# START OF DATA SECTION
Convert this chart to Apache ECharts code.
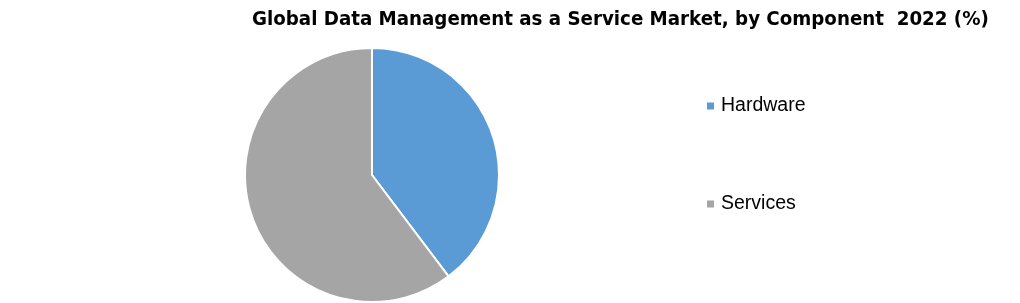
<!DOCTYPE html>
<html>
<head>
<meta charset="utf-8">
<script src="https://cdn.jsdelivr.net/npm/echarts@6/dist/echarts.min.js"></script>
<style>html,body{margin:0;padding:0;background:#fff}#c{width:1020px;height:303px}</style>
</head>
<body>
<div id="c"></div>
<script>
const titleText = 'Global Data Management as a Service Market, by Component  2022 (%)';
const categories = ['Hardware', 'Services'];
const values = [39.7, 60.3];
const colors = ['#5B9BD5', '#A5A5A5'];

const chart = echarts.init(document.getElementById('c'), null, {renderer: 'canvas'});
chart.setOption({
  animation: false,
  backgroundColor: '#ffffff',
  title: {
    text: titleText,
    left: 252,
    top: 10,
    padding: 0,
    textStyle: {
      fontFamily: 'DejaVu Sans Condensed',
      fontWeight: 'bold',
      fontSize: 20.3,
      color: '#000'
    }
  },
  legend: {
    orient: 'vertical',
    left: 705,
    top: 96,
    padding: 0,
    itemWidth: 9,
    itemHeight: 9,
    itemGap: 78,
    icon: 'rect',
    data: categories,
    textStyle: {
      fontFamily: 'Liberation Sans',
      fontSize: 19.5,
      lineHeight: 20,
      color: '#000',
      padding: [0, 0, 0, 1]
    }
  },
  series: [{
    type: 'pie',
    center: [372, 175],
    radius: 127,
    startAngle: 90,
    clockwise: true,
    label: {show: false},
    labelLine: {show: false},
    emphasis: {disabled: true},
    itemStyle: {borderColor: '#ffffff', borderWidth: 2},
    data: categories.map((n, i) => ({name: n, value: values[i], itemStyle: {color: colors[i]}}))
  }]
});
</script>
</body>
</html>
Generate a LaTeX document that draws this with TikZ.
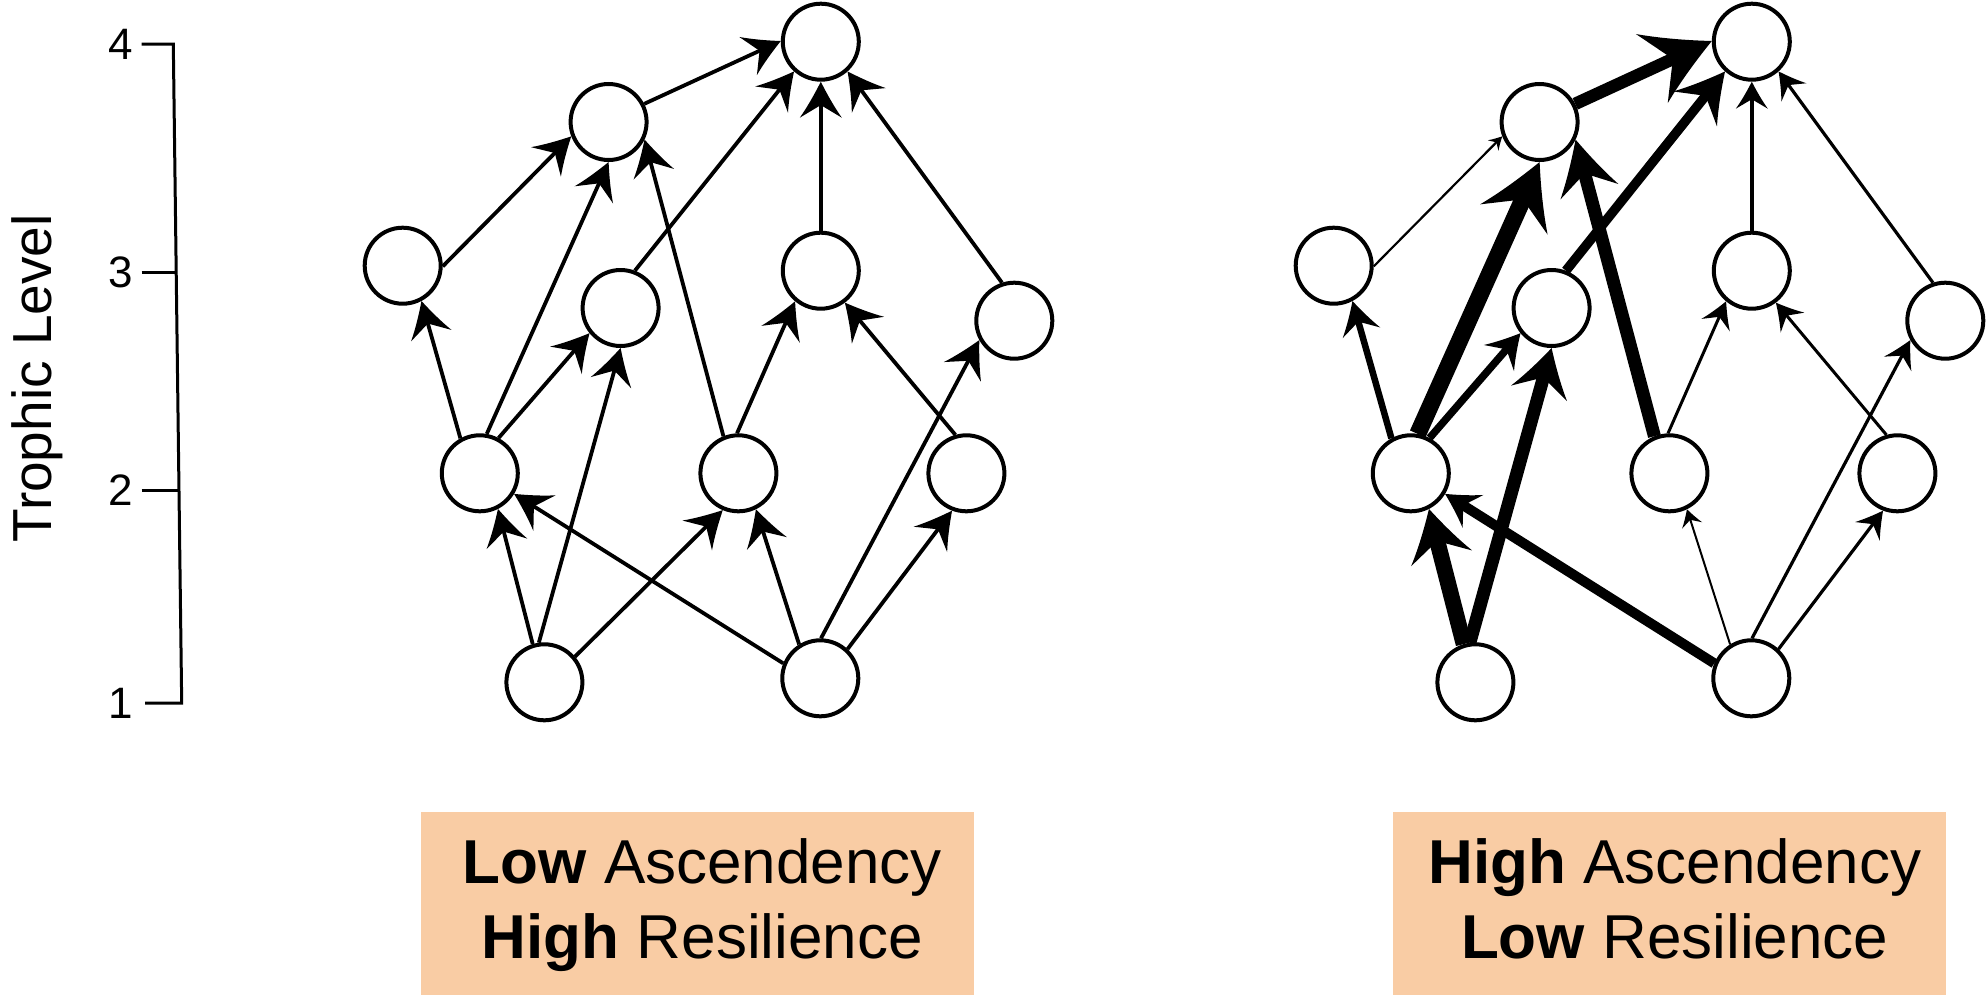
# END OF DATA SECTION
• CHALLENGE
Copy every entry word for word, but omit the pictures.

• RESPONSE
Convert this chart to Apache ECharts code.
<!DOCTYPE html>
<html>
<head>
<meta charset="utf-8">
<script src="https://cdn.jsdelivr.net/npm/echarts@6/dist/echarts.min.js"></script>
<style>html,body{margin:0;padding:0;background:#fff}#c{width:1020px;height:303px}</style>
</head>
<body>
<div id="c"></div>
<script>
const titleText = 'Global Data Management as a Service Market, by Component  2022 (%)';
const categories = ['Hardware', 'Services'];
const values = [39.7, 60.3];
const colors = ['#5B9BD5', '#A5A5A5'];

const chart = echarts.init(document.getElementById('c'), null, {renderer: 'canvas'});
chart.setOption({
  animation: false,
  backgroundColor: '#ffffff',
  title: {
    text: titleText,
    left: 252,
    top: 10,
    padding: 0,
    textStyle: {
      fontFamily: 'DejaVu Sans Condensed',
      fontWeight: 'bold',
      fontSize: 20.3,
      color: '#000'
    }
  },
  legend: {
    orient: 'vertical',
    left: 705,
    top: 96,
    padding: 0,
    itemWidth: 9,
    itemHeight: 9,
    itemGap: 78,
    icon: 'rect',
    data: categories,
    textStyle: {
      fontFamily: 'Liberation Sans',
      fontSize: 19.5,
      lineHeight: 20,
      color: '#000',
      padding: [0, 0, 0, 1]
    }
  },
  series: [{
    type: 'pie',
    center: [372, 175],
    radius: 127,
    startAngle: 90,
    clockwise: true,
    label: {show: false},
    labelLine: {show: false},
    emphasis: {disabled: true},
    itemStyle: {borderColor: '#ffffff', borderWidth: 2},
    data: categories.map((n, i) => ({name: n, value: values[i], itemStyle: {color: colors[i]}}))
  }]
});
</script>
</body>
</html>
Generate a LaTeX document that draws this with TikZ.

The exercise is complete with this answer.